Nada muito pitoresco na volta para casa, a não ser a constatação de que a Bolívia vive a expectativa de melhores dias com a integração com o Brasil e a Venezuela principalmente. As estradas começam a ser estruturadas é quase certa a construção da ponte sobre o rio Mamoré numa parceria com o governo brasileiro. Vamos torcer para que as desigualdades sejam diminuídas significativamente entre os povos latinos. Para isso, é mister o esforço de todos na hora de escolher nossos líderes, pois até aqui, não temos sido muito felizes especificamente em Rondônia. A gente merece coisa bem melhor.
Paredão e Farofino
– Deixem bolsa e tudo que carregam nas mãos aí no chão, e afastem-se! Todo mundo encostado à parede! Era a ordem de um policial federal, ao desembarcarmos em Guajará-Mirim. A seguir, vimos boquiabertos um cão farejador cheirar nossos pertences. É claro que nada comprometedor foi encontrado pelo cachorrão Farofino; mas ainda houve um engraçadinho espalhando por aí que o cão demorou-se mais numa bolsa do Toniquinho onde havia uma bota esquecida no hotel de Guayara-Merim. Calúnia pura.
Mais um contratempinho na hora de voltar para Porto Velho na segunda (9). É que o sistema da Receita Federal estava fora do ar. Chora daqui, chora dali, acabaram sendo bonzinhos e nos liberaram utilizando protocolos manuais. Ufa!

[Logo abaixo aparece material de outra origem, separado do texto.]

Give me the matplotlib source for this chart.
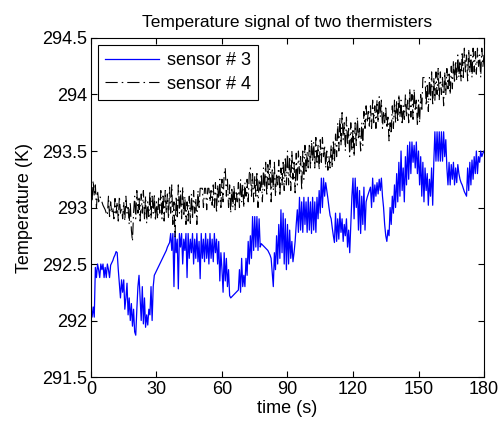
import numpy as np
import matplotlib
matplotlib.use("Agg")
import matplotlib.pyplot as plt

# readings taken every 0.5 s, one row = 10 s
dt = 0.5

sensor3 = [
    292.12, 292.03, 292.12, 292.03, 292.47, 292.38, 292.5, 292.45, 292.38, 292.5, 292.45, 292.5, 292.38, 292.47, 292.38, 292.5, 292.45, 292.38, 292.49, 292.51,
    292.53, 292.56, 292.58, 292.61, 292.6, 292.45, 292.33, 292.2, 292.36, 292.25, 292.36, 292.1, 292.2, 292.33, 292.05, 292.2, 292.0, 292.15, 291.95, 292.1,
    291.9, 291.87, 292.1, 292.3, 292.4, 292.2, 292.0, 292.3, 291.97, 292.2, 291.94, 292.05, 291.96, 292.1, 292.05, 292.3, 292.0, 292.3, 292.4, 292.42,
    292.44, 292.46, 292.48, 292.5, 292.52, 292.54, 292.56, 292.58, 292.6, 292.62, 292.65, 292.67, 292.69, 292.77, 292.62, 292.77, 292.3, 292.77, 292.6, 292.72,
    292.28, 292.77, 292.65, 292.77, 292.5, 292.72, 292.62, 292.77, 292.38, 292.77, 292.55, 292.72, 292.6, 292.77, 292.5, 292.72, 292.55, 292.77, 292.52, 292.7,
    292.37, 292.77, 292.55, 292.72, 292.52, 292.77, 292.55, 292.72, 292.5, 292.77, 292.55, 292.72, 292.52, 292.77, 292.6, 292.72, 292.5, 292.7, 292.35, 292.6,
    292.45, 292.25, 292.6, 292.35, 292.55, 292.3, 292.45, 292.22, 292.2, 292.21, 292.22, 292.23, 292.24, 292.25, 292.26, 292.27, 292.45, 292.25, 292.55, 292.3,
    292.4, 292.3, 292.55, 292.4, 292.7, 292.5, 292.75, 292.55, 292.92, 292.62, 292.92, 292.65, 292.92, 292.62, 292.9, 292.65, 292.68, 292.67, 292.66, 292.65,
    292.64, 292.63, 292.62, 292.6, 292.58, 292.55, 292.42, 292.3, 292.6, 292.45, 292.75, 292.5, 292.85, 292.55, 292.98, 292.6, 292.95, 292.5, 292.9, 292.45,
    292.85, 292.5, 292.8, 292.55, 292.7, 292.52, 292.6, 292.7, 292.85, 292.98, 292.78, 293.09, 292.8, 293.05, 292.78, 293.09, 292.85, 293.05, 292.78, 293.09,
    292.8, 293.05, 292.77, 293.09, 292.8, 293.05, 292.78, 293.09, 292.9, 293.15, 292.95, 293.26, 293.0, 293.26, 293.1, 293.22, 293.15, 293.08, 293.0, 292.93,
    292.9, 292.82, 292.75, 292.69, 292.95, 292.7, 292.9, 292.72, 292.95, 292.78, 292.9, 292.7, 292.85, 292.75, 292.9, 292.65, 292.8, 292.6, 292.85, 293.1,
    293.26, 292.9, 293.26, 293.0, 293.18, 292.8, 293.15, 292.77, 293.1, 292.85, 293.18, 292.8, 293.05, 293.09, 293.12, 293.15, 293.18, 293.0, 293.26, 293.05,
    293.2, 293.1, 293.22, 293.12, 293.25, 293.15, 293.26, 293.1, 293.0, 292.85, 292.75, 292.7, 292.8, 292.75, 293.0, 292.85, 293.1, 292.95, 293.2, 293.0,
    293.3, 293.05, 293.4, 293.1, 293.5, 293.15, 293.35, 293.05, 293.45, 293.2, 293.55, 293.25, 293.58, 293.3, 293.58, 293.4, 293.55, 293.35, 293.58, 293.3,
    293.5, 293.2, 293.45, 293.1, 293.4, 293.05, 293.35, 293.15, 293.3, 293.02, 293.25, 293.1, 293.35, 293.02, 293.4, 293.67, 293.41, 293.67, 293.41, 293.67,
    293.41, 293.67, 293.41, 293.67, 293.45, 293.6, 293.35, 293.2, 293.4, 293.2, 293.38, 293.25, 293.4, 293.2, 293.35, 293.22, 293.38, 293.3, 293.25, 293.22,
    293.2, 293.17, 293.14, 293.12, 293.1, 293.35, 293.15, 293.4, 293.2, 293.42, 293.25, 293.45, 293.3, 293.5, 293.3, 293.45, 293.4, 293.5, 293.45, 293.48,
    293.5,
]

sensor4 = [
    293.22, 293.05, 293.24, 293.1, 293.2, 293.0, 293.15, 293.05, 293.1, 293.08, 293.05, 293.02, 293.0, 292.98, 292.95, 292.93, 293.1, 292.92, 293.05, 292.95,
    293.0, 292.9, 293.08, 292.95, 293.05, 292.88, 293.1, 292.95, 293.0, 292.9, 293.05, 292.88, 293.1, 292.95, 293.0, 292.85, 293.05, 292.8, 292.7, 292.95,
    293.1, 292.9, 293.15, 292.95, 293.1, 292.88, 293.12, 292.95, 293.15, 292.9, 293.1, 292.86, 293.05, 292.92, 293.15, 292.9, 293.1, 292.95, 293.12, 292.88,
    293.05, 292.9, 293.1, 292.95, 293.15, 292.9, 293.12, 292.88, 293.15, 292.95, 293.12, 292.9, 293.18, 292.95, 293.2, 292.85, 293.05, 292.74, 293.1, 292.9,
    293.2, 292.95, 293.15, 292.9, 293.18, 292.92, 293.1, 292.85, 293.05, 292.88, 293.1, 292.86, 293.12, 292.9, 293.15, 292.95, 293.08, 292.85, 293.15, 293.0,
    293.17, 293.17, 293.17, 293.0, 293.17, 293.17, 292.98, 293.17, 293.17, 293.05, 293.15, 293.02, 293.2, 293.0, 293.22, 292.95, 293.2, 293.05, 293.25, 293.0,
    293.25, 293.05, 293.3, 293.35, 293.1, 293.25, 293.0, 293.2, 292.95, 293.18, 293.0, 293.2, 292.98, 293.15, 293.05, 293.22, 293.0, 293.25, 293.05, 293.2,
    293.0, 293.22, 293.1, 293.25, 293.05, 293.3, 293.35, 293.1, 293.3, 293.05, 293.28, 293.1, 293.32, 293.0, 293.25, 293.15, 293.3, 293.05, 293.35, 293.15,
    293.4, 293.1, 293.38, 293.2, 293.42, 293.05, 293.35, 293.15, 293.4, 293.1, 293.3, 293.2, 293.42, 293.1, 293.35, 293.2, 293.4, 293.15, 293.45, 293.2,
    293.5, 293.2, 293.45, 293.15, 293.5, 293.25, 293.4, 293.13, 293.48, 293.2, 293.5, 293.3, 293.45, 293.15, 293.5, 293.25, 293.55, 293.3, 293.5, 293.35,
    293.55, 293.35, 293.6, 293.4, 293.58, 293.35, 293.62, 293.38, 293.55, 293.33, 293.6, 293.4, 293.62, 293.45, 293.55, 293.35, 293.5, 293.33, 293.45, 293.35,
    293.55, 293.35, 293.6, 293.4, 293.65, 293.45, 293.75, 293.5, 293.8, 293.55, 293.84, 293.6, 293.75, 293.5, 293.8, 293.55, 293.7, 293.45, 293.75, 293.5,
    293.7, 293.45, 293.75, 293.55, 293.8, 293.6, 293.7, 293.5, 293.75, 293.55, 293.85, 293.7, 293.9, 293.75, 293.85, 293.72, 293.9, 293.7, 293.95, 293.75,
    293.9, 293.7, 293.95, 293.75, 293.98, 293.8, 293.95, 293.7, 293.85, 293.75, 293.9, 293.7, 293.8, 293.59, 293.75, 293.65, 293.9, 293.7, 293.95, 293.75,
    293.95, 293.75, 294.0, 293.8, 293.95, 293.73, 293.9, 293.78, 294.0, 293.8, 293.95, 293.75, 294.05, 293.8, 294.0, 293.78, 294.05, 293.85, 293.95, 293.72,
    293.95, 293.75, 294.0, 293.85, 294.15, 294.15, 294.15, 293.9, 294.1, 293.85, 294.15, 293.95, 294.2, 293.9, 294.15, 293.95, 294.2, 294.0, 294.23, 293.95,
    294.2, 294.0, 294.15, 293.9, 294.2, 294.0, 294.23, 294.05, 294.2, 294.0, 294.25, 294.05, 294.3, 294.1, 294.3, 294.12, 294.35, 294.15, 294.3, 294.12,
    294.38, 294.15, 294.41, 294.2, 294.35, 294.12, 294.4, 294.2, 294.35, 294.15, 294.41, 294.2, 294.38, 294.18, 294.41, 294.25, 294.35, 294.15, 294.41, 294.25,
    294.35,
]

xticks = [0, 30, 60, 90, 120, 150, 180]
yticks = [291.5, 292, 292.5, 293, 293.5, 294, 294.5]
ytick_labels = ["291.5", "292", "292.5", "293", "293.5", "294", "294.5"]

t = np.arange(len(sensor3)) * dt

plt.rcParams["font.family"] = ["Liberation Sans", "DejaVu Sans"]

fig = plt.figure(figsize=(4.98, 4.25), dpi=100)
ax = fig.add_axes([0.1827, 0.1129, 0.7892, 0.7977])

ax.plot(t, sensor3, color="#0000ff", lw=0.9, label="sensor # 3")
ax.plot(t, sensor4, color="black", lw=0.8, linestyle=(0, (11, 3.6, 1.4, 3.6)), label="sensor # 4")

ax.set_xlim(0, 180)
ax.set_ylim(291.5, 294.5)
ax.set_xticks(xticks)
ax.set_yticks(yticks)
ax.set_yticklabels(ytick_labels)
ax.tick_params(direction="in", top=True, right=True, labelsize=13, length=4, pad=3)
for s in ax.spines.values():
    s.set_linewidth(0.8)

ax.set_xlabel("time (s)", fontsize=13, labelpad=1)
ax.set_ylabel("Temperature (K)", fontsize=13, labelpad=6)
ax.set_title("Temperature signal of two thermisters", fontsize=12.5, pad=8)

leg = ax.legend(loc="upper left", bbox_to_anchor=(0.018, 0.979), borderaxespad=0,
                fancybox=False, framealpha=1, edgecolor="black", fontsize=13,
                handlelength=3.0, handletextpad=0.4, borderpad=0.4, labelspacing=0.35)
leg.get_frame().set_linewidth(0.8)

fig.savefig("out.png", dpi=100)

Jura, Fernanda, Rogério, Luiz Carlos Vasconcelos (Xuxu), Zé Katraca, Raí, Gilmar, Márcio, Gil, Christyann Ritse, Teixeirão, André, Abraão, Juan Carlos, Pirata, Antonio Alves e tantos outros que, de uma forma ou de outra, acompanharam a epopeia, podem não convencer, mas terão muito o que contar por toda a vida. Até o Peru.